Kazimierz Mazur zmarł w wieku 74 lat w wyniku długotrwałej choroby. Pogrzeb aktora odbył się w obrządku słowiańskim na cmentarzu w Wołominie.
Kazimierz Mazur popularność zyskał dzięki roli Tomaszka Niechcica w filmie i serialu "Noce i dnie". Na ostatnim pożegnaniu aktora pojawiły się tłumy. Oprócz najbliższej rodziny widziano także znajomych z branży m.in. Dariusza Kordka i Jakuba Wieczorka.
Na cmentarzu w Wołominie odbyła się wyjątkowa ceremonia. Aktor był rodzimowiercą, współzałożycielem zarejestrowanego w 1995 roku Rodzimego Kościoła Polskiego. W trakcie pogrzebu odprawiono słowiańskie obrzędy.
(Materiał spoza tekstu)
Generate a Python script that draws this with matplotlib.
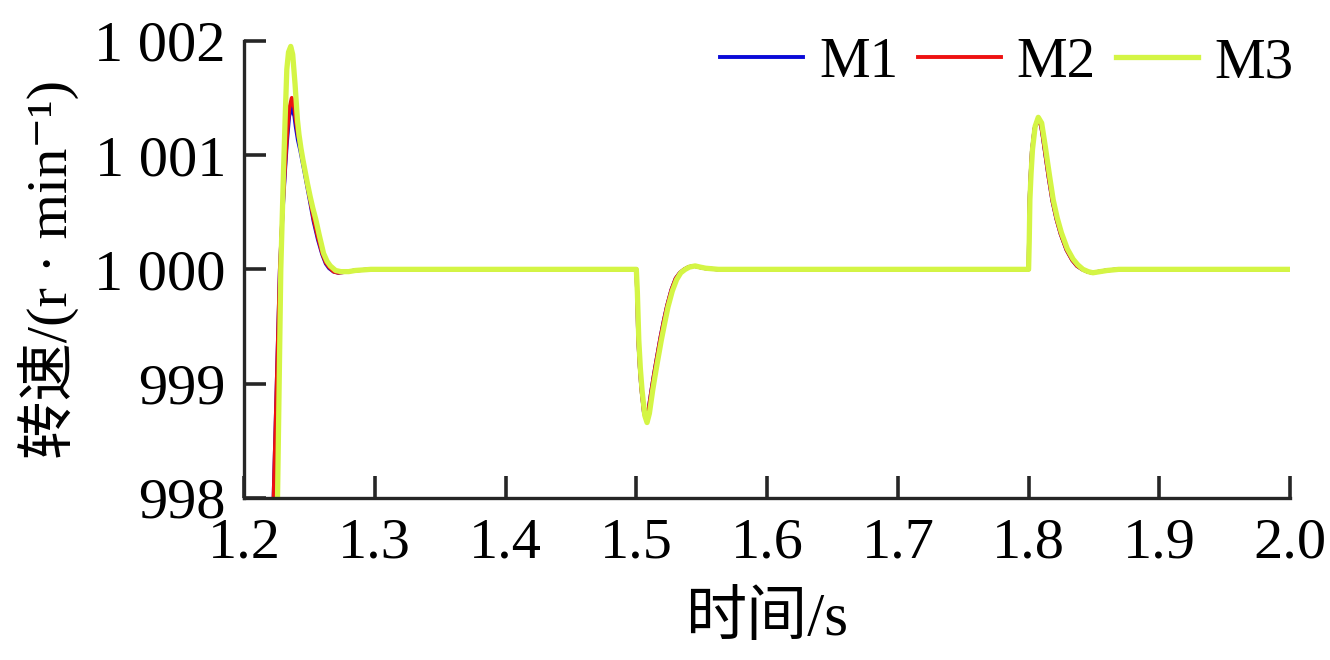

Obok urny z prochami aktora rozstawiono stół, na którym znalazły się m.in. chleb, sól i naczynia wykorzystywane przy obrzędach pogrzebowych Słowian.
Ceremonia została poprowadzona przez ubranych w słowiańskie szaty kapłanów, którzy rozpalili dwa paleniska z drewnem. Związane jest to z wierzeniami, że ogień jest łącznikiem pomiędzy światem żywych i umarłych. Potem odpalono pochodnie, które zostały przekazane w ręce zebranego tłumu. W miejscu ceremonii rozstawiono sztandary, na których widniały trzy najważniejsze symbole religii i kultury Słowian - kołowrót, swarzyca i tzw. Ręce Boga.
Na pogrzebie przemówienie wygłosił także syn aktora, który z ojcem pożegnał się rozczulającymi słowami.